> [THE REQUEST]: Report how many lines in the records hold the string "that"; give the number and nothing else.

> [PROVIDED RECORDS]:
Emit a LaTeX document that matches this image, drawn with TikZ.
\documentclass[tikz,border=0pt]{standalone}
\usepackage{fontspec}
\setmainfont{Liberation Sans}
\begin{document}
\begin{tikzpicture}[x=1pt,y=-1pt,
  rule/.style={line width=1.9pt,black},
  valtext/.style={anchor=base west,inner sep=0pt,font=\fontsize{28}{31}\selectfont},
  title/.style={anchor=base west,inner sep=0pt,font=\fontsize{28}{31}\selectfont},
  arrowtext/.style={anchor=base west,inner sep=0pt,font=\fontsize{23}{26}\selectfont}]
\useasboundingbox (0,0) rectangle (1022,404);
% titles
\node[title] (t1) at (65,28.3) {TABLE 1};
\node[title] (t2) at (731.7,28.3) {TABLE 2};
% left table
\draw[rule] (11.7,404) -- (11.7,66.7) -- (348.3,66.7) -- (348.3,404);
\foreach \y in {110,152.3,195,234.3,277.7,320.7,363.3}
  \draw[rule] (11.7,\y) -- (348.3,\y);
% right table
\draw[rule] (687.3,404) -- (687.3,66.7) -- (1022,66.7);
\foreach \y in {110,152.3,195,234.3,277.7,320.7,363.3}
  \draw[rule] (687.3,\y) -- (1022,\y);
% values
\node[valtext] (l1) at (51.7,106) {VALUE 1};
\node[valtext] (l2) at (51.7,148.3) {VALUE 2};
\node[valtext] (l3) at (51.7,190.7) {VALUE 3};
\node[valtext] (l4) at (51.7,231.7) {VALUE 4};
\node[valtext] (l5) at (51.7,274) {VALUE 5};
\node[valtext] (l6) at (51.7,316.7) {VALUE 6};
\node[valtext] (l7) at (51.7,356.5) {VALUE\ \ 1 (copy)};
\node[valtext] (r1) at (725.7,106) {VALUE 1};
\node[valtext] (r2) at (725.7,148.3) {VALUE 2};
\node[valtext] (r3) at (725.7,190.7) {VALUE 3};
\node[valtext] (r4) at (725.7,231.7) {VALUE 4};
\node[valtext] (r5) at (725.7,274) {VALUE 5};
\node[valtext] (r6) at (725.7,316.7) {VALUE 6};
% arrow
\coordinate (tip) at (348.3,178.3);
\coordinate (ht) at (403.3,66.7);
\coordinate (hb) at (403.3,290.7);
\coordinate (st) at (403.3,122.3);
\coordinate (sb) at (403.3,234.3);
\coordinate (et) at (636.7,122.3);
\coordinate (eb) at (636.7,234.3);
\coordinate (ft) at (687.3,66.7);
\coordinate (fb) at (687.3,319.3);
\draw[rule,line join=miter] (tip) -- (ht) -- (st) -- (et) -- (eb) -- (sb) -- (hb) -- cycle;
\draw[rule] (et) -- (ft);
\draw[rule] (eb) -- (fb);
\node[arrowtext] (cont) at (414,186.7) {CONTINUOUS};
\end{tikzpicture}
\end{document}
==
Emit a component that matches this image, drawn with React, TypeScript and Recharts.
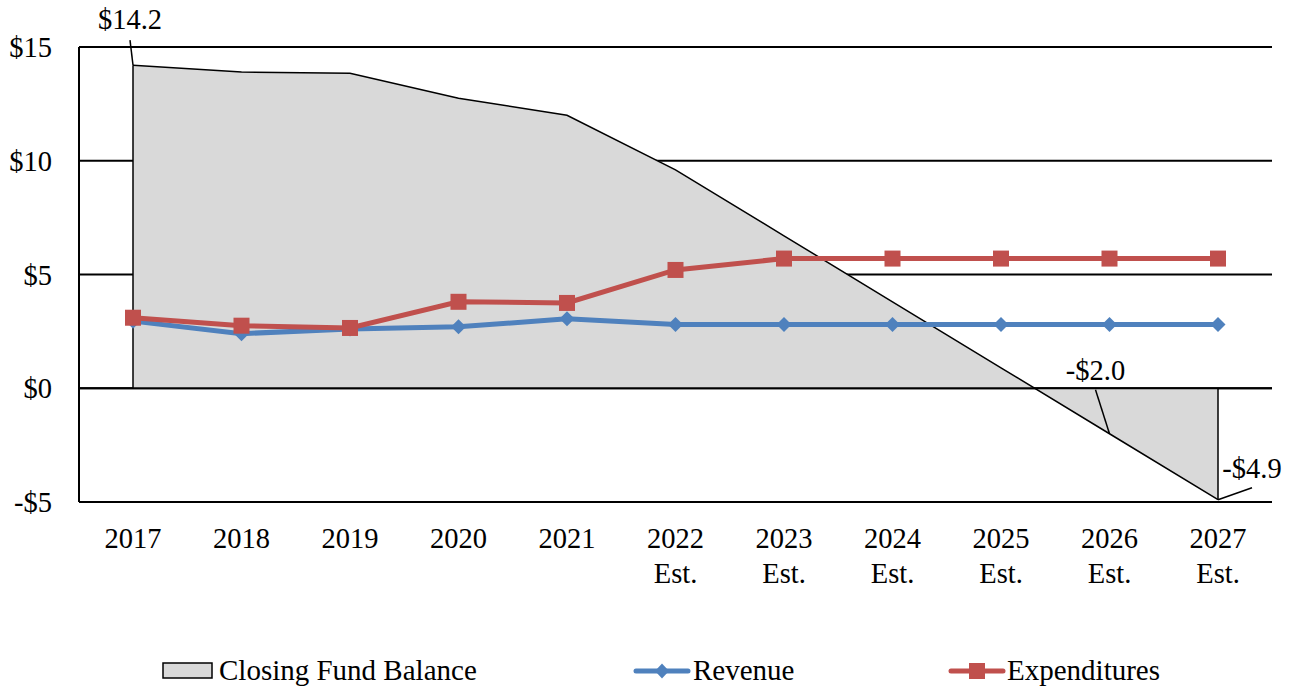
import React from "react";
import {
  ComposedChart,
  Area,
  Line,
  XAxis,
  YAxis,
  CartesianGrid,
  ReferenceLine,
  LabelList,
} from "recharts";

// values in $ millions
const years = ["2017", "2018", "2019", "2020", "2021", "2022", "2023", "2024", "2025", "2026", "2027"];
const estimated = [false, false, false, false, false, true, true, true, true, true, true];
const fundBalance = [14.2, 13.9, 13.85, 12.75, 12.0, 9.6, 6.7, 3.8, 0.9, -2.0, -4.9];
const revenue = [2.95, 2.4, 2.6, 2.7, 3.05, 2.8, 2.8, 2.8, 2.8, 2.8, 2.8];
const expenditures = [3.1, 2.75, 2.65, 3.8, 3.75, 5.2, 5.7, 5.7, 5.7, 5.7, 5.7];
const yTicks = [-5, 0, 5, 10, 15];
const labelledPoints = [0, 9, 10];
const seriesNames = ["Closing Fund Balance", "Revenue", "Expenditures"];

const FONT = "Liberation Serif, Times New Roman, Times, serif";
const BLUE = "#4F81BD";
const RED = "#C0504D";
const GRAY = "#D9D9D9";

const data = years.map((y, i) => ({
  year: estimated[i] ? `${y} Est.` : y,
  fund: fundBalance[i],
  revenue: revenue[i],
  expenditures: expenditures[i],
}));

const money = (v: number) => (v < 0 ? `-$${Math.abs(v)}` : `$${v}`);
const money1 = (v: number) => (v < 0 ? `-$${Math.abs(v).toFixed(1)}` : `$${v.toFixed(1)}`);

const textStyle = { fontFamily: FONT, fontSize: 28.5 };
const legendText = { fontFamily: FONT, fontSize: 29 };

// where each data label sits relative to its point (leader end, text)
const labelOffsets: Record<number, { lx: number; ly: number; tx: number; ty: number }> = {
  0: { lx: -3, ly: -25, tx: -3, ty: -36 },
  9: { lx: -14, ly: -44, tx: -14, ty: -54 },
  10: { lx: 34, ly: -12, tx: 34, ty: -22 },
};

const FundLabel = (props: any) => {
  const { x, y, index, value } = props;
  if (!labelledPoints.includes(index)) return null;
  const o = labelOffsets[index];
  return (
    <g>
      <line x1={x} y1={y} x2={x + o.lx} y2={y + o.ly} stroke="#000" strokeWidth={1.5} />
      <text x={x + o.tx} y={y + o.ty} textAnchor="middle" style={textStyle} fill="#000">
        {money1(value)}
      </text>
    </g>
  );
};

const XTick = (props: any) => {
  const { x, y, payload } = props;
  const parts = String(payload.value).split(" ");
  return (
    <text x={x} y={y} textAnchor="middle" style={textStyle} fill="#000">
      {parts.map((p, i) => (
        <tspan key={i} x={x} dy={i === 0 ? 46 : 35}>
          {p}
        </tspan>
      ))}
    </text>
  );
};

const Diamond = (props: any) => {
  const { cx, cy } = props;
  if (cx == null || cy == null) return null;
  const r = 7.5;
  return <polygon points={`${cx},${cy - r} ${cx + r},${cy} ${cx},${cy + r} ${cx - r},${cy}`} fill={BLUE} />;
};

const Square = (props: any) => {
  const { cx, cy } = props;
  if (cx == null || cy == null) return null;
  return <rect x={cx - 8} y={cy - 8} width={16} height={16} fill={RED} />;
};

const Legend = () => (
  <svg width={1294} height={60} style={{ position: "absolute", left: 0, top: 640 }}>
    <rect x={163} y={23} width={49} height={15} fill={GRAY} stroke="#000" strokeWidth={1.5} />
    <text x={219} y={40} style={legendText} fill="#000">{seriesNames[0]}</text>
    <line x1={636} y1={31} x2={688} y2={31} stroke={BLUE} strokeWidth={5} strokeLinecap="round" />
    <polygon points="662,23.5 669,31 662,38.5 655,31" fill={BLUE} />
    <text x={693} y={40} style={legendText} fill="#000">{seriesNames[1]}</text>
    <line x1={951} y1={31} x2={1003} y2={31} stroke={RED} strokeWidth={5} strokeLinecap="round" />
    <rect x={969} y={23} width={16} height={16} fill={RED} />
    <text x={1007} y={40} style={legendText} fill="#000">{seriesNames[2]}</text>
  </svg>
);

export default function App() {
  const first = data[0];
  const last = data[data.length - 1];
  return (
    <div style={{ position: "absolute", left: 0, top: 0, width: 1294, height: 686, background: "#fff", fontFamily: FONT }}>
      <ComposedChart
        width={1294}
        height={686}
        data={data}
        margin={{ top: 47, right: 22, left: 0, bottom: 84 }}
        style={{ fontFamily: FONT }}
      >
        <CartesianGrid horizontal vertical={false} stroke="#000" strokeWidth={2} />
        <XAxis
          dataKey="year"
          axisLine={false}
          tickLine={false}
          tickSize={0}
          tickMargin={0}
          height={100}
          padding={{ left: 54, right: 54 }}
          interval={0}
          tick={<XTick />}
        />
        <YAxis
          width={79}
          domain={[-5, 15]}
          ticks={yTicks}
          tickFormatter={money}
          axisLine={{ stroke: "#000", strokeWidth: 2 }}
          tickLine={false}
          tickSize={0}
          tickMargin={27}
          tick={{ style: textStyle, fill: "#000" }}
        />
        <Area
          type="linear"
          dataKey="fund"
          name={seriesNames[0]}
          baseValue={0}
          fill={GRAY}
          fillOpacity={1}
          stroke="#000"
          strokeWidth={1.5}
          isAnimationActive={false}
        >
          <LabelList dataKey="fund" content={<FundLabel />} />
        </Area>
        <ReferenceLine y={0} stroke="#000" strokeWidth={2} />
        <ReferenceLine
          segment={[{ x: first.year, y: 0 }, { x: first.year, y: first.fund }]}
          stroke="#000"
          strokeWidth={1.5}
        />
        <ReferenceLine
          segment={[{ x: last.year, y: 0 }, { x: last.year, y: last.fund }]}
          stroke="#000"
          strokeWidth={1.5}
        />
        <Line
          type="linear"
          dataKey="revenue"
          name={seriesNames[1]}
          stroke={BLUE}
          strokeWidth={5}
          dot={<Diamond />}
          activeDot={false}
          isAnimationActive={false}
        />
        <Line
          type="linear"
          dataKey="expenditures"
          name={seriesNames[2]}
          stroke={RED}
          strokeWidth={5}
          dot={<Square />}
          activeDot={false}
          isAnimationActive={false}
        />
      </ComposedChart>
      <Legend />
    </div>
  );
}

> [WRITTEN ANSWER]: 2